■ **THE PROBLEM**:
Retype exactly the lines from the first one through the line with "(9,-9) -- (9,-413);", including both ends; skip any pictures.

Figure scripts
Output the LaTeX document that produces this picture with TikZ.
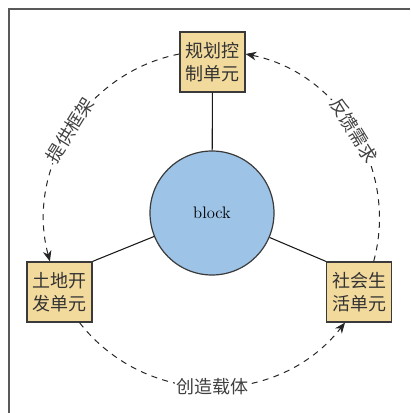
\documentclass[tikz,border=0pt]{standalone}
\usepackage{fontspec}
\newfontfamily\cjk{Noto Sans CJK SC}
\usetikzlibrary{arrows.meta}
\definecolor{boxfill}{HTML}{F2D99C}
\definecolor{circfill}{HTML}{9DC3E6}
\definecolor{edgecol}{HTML}{3A3A3A}
\begin{document}
\begin{tikzpicture}[x=0.75pt,y=0.75pt,
  unitbox/.style={draw=edgecol, line width=0.9pt, fill=boxfill, minimum width=48.75pt, minimum height=45pt, inner sep=0pt, align=center, font=\cjk\fontsize{13.5}{17}\selectfont, text=black!80},
  hub/.style={circle, draw=edgecol, line width=0.9pt, fill=circfill, minimum size=93pt, inner sep=0pt, font=\fontsize{12.5}{14}\selectfont},
  link/.style={draw=black!90, line width=0.8pt},
  flow/.style={draw=black!85, line width=0.75pt, dash pattern=on 4.5pt off 4pt, -{Stealth[length=8pt,width=6.5pt,inset=2.5pt]}},
  flowlabel/.style={fill=white, inner sep=1pt, font=\cjk\fontsize{13.5}{16}\selectfont, text=black!75}
]
\useasboundingbox (0,0) rectangle (410,-413);
\draw[draw=black!65, line width=1.1pt] (410,-9) -- (9,-9) -- (9,-413);

\node[hub] (c) at (212,-213) {block};
\node[unitbox] (top) at (212.5,-62) {规划控\\制单元};
\node[unitbox] (left) at (59.5,-292) {土地开\\发单元};
\node[unitbox] (right) at (359,-292) {社会生\\活单元};

\draw[link] (c) -- (top);
\draw[link] (c) -- (left.north east);
\draw[link] (c) -- (right.north west);

\draw[flow] ([yshift=6pt]top.west) to[bend right=47]
  node[flowlabel, midway, sloped] {提供框架} ([xshift=-7.2pt]left.north);
\draw[flow] ([xshift=11pt]right.north) to[bend right=47]
  node[flowlabel, midway, sloped] {反馈需求} ([yshift=6pt]top.east);
\draw[flow] ([xshift=15pt]left.south) to[bend right=52, looseness=1.05]
  node[flowlabel, midway] {创造载体} ([xshift=-10.5pt]right.south);
\end{tikzpicture}
\end{document}
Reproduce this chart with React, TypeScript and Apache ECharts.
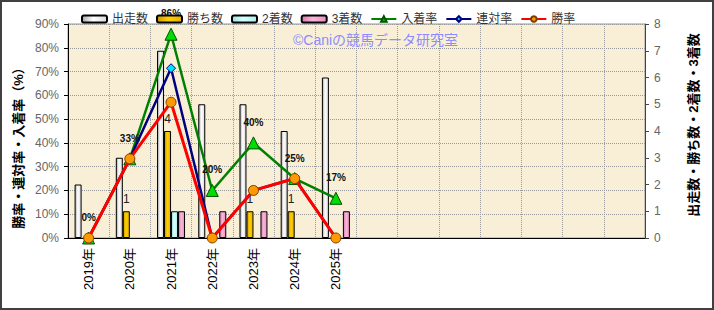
import React, { useEffect, useRef } from "react";
import * as echarts from "echarts";

const years = ["2019年", "2020年", "2021年", "2022年", "2023年", "2024年", "2025年"];
const emptySlots = 7;
const starts = [2, 3, 7, 5, 5, 4, 6];
const wins = [0, 1, 4, 0, 1, 1, 0];
const seconds = [0, 0, 1, 0, 0, 0, 0];
const thirds = [0, 0, 1, 1, 1, 0, 1];
const placeRate = [0, 33.3, 85.7, 20, 40, 25, 16.7];
const quinellaRate = [0, 33.3, 71.4, 0, 20, 25, 0];
const winRate = [0, 33.3, 57.1, 0, 20, 25, 0];
const leftTicks = { min: 0, max: 90, interval: 10 };
const rightTicks = { min: 0, max: 8, interval: 1 };

const FONT = 'Arial, "Noto Sans CJK JP", sans-serif';

const grad = (a: string, b: string, c: string) =>
  new echarts.graphic.LinearGradient(0, 0, 1, 0, [
    { offset: 0, color: a },
    { offset: 0.45, color: b },
    { offset: 1, color: c },
  ]);

export default function App() {
  const ref = useRef<HTMLDivElement>(null);
  useEffect(() => {
    if (!ref.current) return;
    const chart = echarts.init(ref.current, undefined, { renderer: "svg" });
    const categories = [...years, ...Array(emptySlots).fill("")];
    const nz = (arr: number[]) => arr.map((v) => (v === 0 ? "-" : v));
    const barBase = {
      type: "bar",
      yAxisIndex: 1,
      barWidth: 7,
      barGap: "0%",
      z: 2,
    };
    const option: any = {
      animation: false,
      textStyle: { fontFamily: FONT },
      legend: {
        left: 76,
        top: 8,
        itemWidth: 25,
        itemHeight: 7,
        itemGap: 8,
        z: 10,
        textStyle: { fontSize: 12, color: "#333", fontFamily: FONT },
        data: ["出走数", "勝ち数", "2着数", "3着数", "入着率", "連対率", "勝率"],
      },
      grid: {
        left: 68,
        right: 69,
        top: 24,
        bottom: 72,
        show: true,
        backgroundColor: "#f9efd6",
        borderColor: "#999",
        borderWidth: 1,
      },
      xAxis: {
        type: "category",
        data: categories,
        boundaryGap: true,
        axisLine: { lineStyle: { color: "#000", width: 1 } },
        axisTick: { show: false },
        axisLabel: { rotate: 90, fontSize: 13, color: "#000", margin: 10, interval: 0, fontFamily: FONT },
        splitLine: { show: true, interval: 0, lineStyle: { type: "dotted", color: "#9a9a9a" } },
      },
      yAxis: [
        {
          type: "value",
          min: leftTicks.min,
          max: leftTicks.max,
          interval: leftTicks.interval,
          axisLine: { show: true, lineStyle: { color: "#000" } },
          axisTick: { show: true, length: 4, lineStyle: { color: "#000" } },
          axisLabel: { formatter: "{value}%", fontSize: 12, color: "#666", margin: 9, fontFamily: FONT },
          splitLine: { show: true, lineStyle: { type: "dotted", color: "#9a9a9a" } },
        },
        {
          type: "value",
          min: rightTicks.min,
          max: rightTicks.max,
          interval: rightTicks.interval,
          position: "right",
          axisLine: { show: true, lineStyle: { color: "#444" } },
          axisTick: { show: true, length: 4, lineStyle: { color: "#444" } },
          axisLabel: { fontSize: 12, color: "#666", margin: 9, fontFamily: FONT },
          splitLine: { show: false },
        },
      ],
      series: [
        {
          ...barBase,
          name: "出走数",
          data: nz(starts),
          itemStyle: { color: grad("#a8a8a8", "#ffffff", "#d8d8d8"), borderColor: "#000", borderWidth: 1 },
        },
        {
          ...barBase,
          name: "勝ち数",
          data: nz(wins),
          itemStyle: { color: grad("#c89800", "#ffd000", "#e8b000"), borderColor: "#000", borderWidth: 1 },
          label: {
            show: true,
            position: "top",
            distance: 6,
            fontSize: 12,
            color: "#222",
            fontFamily: FONT,
            formatter: (p: any) => (p.value ? String(p.value) : ""),
          },
        },
        {
          ...barBase,
          name: "2着数",
          data: nz(seconds),
          itemStyle: { color: grad("#9ee0e0", "#d8ffff", "#b0ecec"), borderColor: "#000", borderWidth: 1 },
        },
        {
          ...barBase,
          name: "3着数",
          data: nz(thirds),
          itemStyle: { color: grad("#d87ab0", "#f8b8d8", "#e890c0"), borderColor: "#000", borderWidth: 1 },
        },
        {
          type: "line",
          name: "入着率",
          yAxisIndex: 0,
          data: placeRate,
          z: 3,
          symbol: "triangle",
          symbolSize: 12,
          lineStyle: { color: "#008000", width: 2.5 },
          itemStyle: { color: "#00dd00", borderColor: "#005000", borderWidth: 1 },
          label: {
            show: true,
            position: "top",
            distance: 9,
            fontSize: 10,
            fontWeight: "bold",
            color: "#111",
            fontFamily: FONT,
            formatter: (p: any) => `${Math.round(p.value)}%`,
          },
        },
        {
          type: "line",
          name: "連対率",
          yAxisIndex: 0,
          data: quinellaRate,
          z: 4,
          symbol: "diamond",
          symbolSize: 9,
          lineStyle: { color: "#000080", width: 2.5 },
          itemStyle: { color: "#00e0ff", borderColor: "#000080", borderWidth: 1 },
        },
        {
          type: "line",
          name: "勝率",
          yAxisIndex: 0,
          data: winRate,
          z: 5,
          symbol: "circle",
          symbolSize: 10,
          lineStyle: { color: "#ff0000", width: 3 },
          itemStyle: { color: "#ff9900", borderColor: "#7a4000", borderWidth: 1 },
        },
      ],
      graphic: [
        {
          type: "rect",
          shape: { x: 1, y: 1, width: 712, height: 308 },
          style: { fill: "none", stroke: "#404040", lineWidth: 2 },
          z: 100,
        },
        {
          type: "text",
          x: 293,
          y: 40,
          z: 50,
          style: {
            text: "©Caniの競馬データ研究室",
            fill: "#8c8cff",
            fontSize: 14,
            fontFamily: FONT,
            align: "left",
            verticalAlign: "middle",
          },
        },
        {
          type: "text",
          x: 18,
          y: 145,
          rotation: Math.PI / 2,
          style: {
            text: "勝率・連対率・入着率（%）",
            fill: "#000",
            fontSize: 13,
            fontWeight: "bold",
            fontFamily: FONT,
            align: "center",
            verticalAlign: "middle",
          },
        },
        {
          type: "text",
          x: 693,
          y: 125,
          rotation: Math.PI / 2,
          style: {
            text: "出走数・勝ち数・2着数・3着数",
            fill: "#000",
            fontSize: 13,
            fontWeight: "bold",
            fontFamily: FONT,
            align: "center",
            verticalAlign: "middle",
          },
        },
      ],
    };
    chart.setOption(option);
    return () => chart.dispose();
  }, []);
  return (
    <div
      ref={ref}
      style={{ position: "absolute", left: 0, top: 0, width: 714, height: 310, background: "#fff" }}
    />
  );
}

■ **WRITTEN SOLUTION**:
Output the LaTeX document that produces this picture with TikZ.
\documentclass[tikz,border=0pt]{standalone}
\usepackage{fontspec}
\newfontfamily\cjk{Noto Sans CJK SC}
\usetikzlibrary{arrows.meta}
\definecolor{boxfill}{HTML}{F2D99C}
\definecolor{circfill}{HTML}{9DC3E6}
\definecolor{edgecol}{HTML}{3A3A3A}
\begin{document}
\begin{tikzpicture}[x=0.75pt,y=0.75pt,
  unitbox/.style={draw=edgecol, line width=0.9pt, fill=boxfill, minimum width=48.75pt, minimum height=45pt, inner sep=0pt, align=center, font=\cjk\fontsize{13.5}{17}\selectfont, text=black!80},
  hub/.style={circle, draw=edgecol, line width=0.9pt, fill=circfill, minimum size=93pt, inner sep=0pt, font=\fontsize{12.5}{14}\selectfont},
  link/.style={draw=black!90, line width=0.8pt},
  flow/.style={draw=black!85, line width=0.75pt, dash pattern=on 4.5pt off 4pt, -{Stealth[length=8pt,width=6.5pt,inset=2.5pt]}},
  flowlabel/.style={fill=white, inner sep=1pt, font=\cjk\fontsize{13.5}{16}\selectfont, text=black!75}
]
\useasboundingbox (0,0) rectangle (410,-413);
\draw[draw=black!65, line width=1.1pt] (410,-9) -- (9,-9) -- (9,-413);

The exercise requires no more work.